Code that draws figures
#####

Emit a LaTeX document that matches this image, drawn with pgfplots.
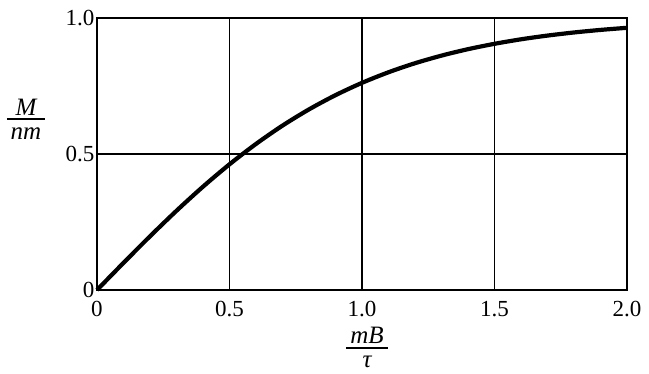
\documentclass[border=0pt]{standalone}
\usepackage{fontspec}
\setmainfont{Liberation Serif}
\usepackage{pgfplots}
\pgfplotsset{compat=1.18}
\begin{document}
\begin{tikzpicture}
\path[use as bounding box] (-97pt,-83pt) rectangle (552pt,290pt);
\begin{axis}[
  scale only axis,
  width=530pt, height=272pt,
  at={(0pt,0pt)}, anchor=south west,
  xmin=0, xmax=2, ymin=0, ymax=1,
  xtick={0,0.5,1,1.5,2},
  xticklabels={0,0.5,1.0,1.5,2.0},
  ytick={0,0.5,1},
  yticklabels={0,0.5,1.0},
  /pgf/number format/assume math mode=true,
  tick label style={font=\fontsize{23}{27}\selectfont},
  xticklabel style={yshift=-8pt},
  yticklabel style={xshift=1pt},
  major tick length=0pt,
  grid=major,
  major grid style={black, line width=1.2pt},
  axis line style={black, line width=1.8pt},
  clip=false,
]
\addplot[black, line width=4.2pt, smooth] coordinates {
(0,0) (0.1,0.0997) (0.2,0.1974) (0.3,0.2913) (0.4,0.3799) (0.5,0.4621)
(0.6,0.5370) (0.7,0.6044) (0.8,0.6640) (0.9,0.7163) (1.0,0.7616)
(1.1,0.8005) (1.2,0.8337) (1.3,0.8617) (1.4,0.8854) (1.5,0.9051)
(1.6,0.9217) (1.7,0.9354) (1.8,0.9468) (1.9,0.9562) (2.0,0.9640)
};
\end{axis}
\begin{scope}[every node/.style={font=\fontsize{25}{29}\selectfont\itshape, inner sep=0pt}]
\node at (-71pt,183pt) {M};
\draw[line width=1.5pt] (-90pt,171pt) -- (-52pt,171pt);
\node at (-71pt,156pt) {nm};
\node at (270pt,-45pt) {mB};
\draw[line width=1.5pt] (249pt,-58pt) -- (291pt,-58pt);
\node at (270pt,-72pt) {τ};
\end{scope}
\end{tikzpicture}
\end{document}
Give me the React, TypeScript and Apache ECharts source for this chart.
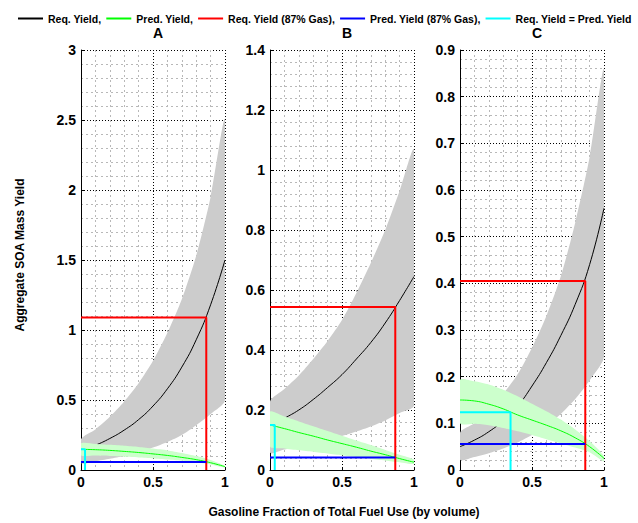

#####

THE PROBLEM
Leave out the pictures, and give all the records again exactly.

ANSWER FOR THE TASK
Emit a LaTeX document that matches this image, drawn with pgfplots.
\documentclass[border=0pt]{standalone}
\usepackage{fontspec}
\setmainfont{Liberation Serif}
\usepackage{pgfplots}
\pgfplotsset{compat=1.18}
\begin{document}
\begin{tikzpicture}
\path[use as bounding box] (-97pt,-83pt) rectangle (552pt,290pt);
\begin{axis}[
  scale only axis,
  width=530pt, height=272pt,
  at={(0pt,0pt)}, anchor=south west,
  xmin=0, xmax=2, ymin=0, ymax=1,
  xtick={0,0.5,1,1.5,2},
  xticklabels={0,0.5,1.0,1.5,2.0},
  ytick={0,0.5,1},
  yticklabels={0,0.5,1.0},
  /pgf/number format/assume math mode=true,
  tick label style={font=\fontsize{23}{27}\selectfont},
  xticklabel style={yshift=-8pt},
  yticklabel style={xshift=1pt},
  major tick length=0pt,
  grid=major,
  major grid style={black, line width=1.2pt},
  axis line style={black, line width=1.8pt},
  clip=false,
]
\addplot[black, line width=4.2pt, smooth] coordinates {
(0,0) (0.1,0.0997) (0.2,0.1974) (0.3,0.2913) (0.4,0.3799) (0.5,0.4621)
(0.6,0.5370) (0.7,0.6044) (0.8,0.6640) (0.9,0.7163) (1.0,0.7616)
(1.1,0.8005) (1.2,0.8337) (1.3,0.8617) (1.4,0.8854) (1.5,0.9051)
(1.6,0.9217) (1.7,0.9354) (1.8,0.9468) (1.9,0.9562) (2.0,0.9640)
};
\end{axis}
\begin{scope}[every node/.style={font=\fontsize{25}{29}\selectfont\itshape, inner sep=0pt}]
\node at (-71pt,183pt) {M};
\draw[line width=1.5pt] (-90pt,171pt) -- (-52pt,171pt);
\node at (-71pt,156pt) {nm};
\node at (270pt,-45pt) {mB};
\draw[line width=1.5pt] (249pt,-58pt) -- (291pt,-58pt);
\node at (270pt,-72pt) {τ};
\end{scope}
\end{tikzpicture}
\end{document}
Give me the React, TypeScript and Apache ECharts source for this chart.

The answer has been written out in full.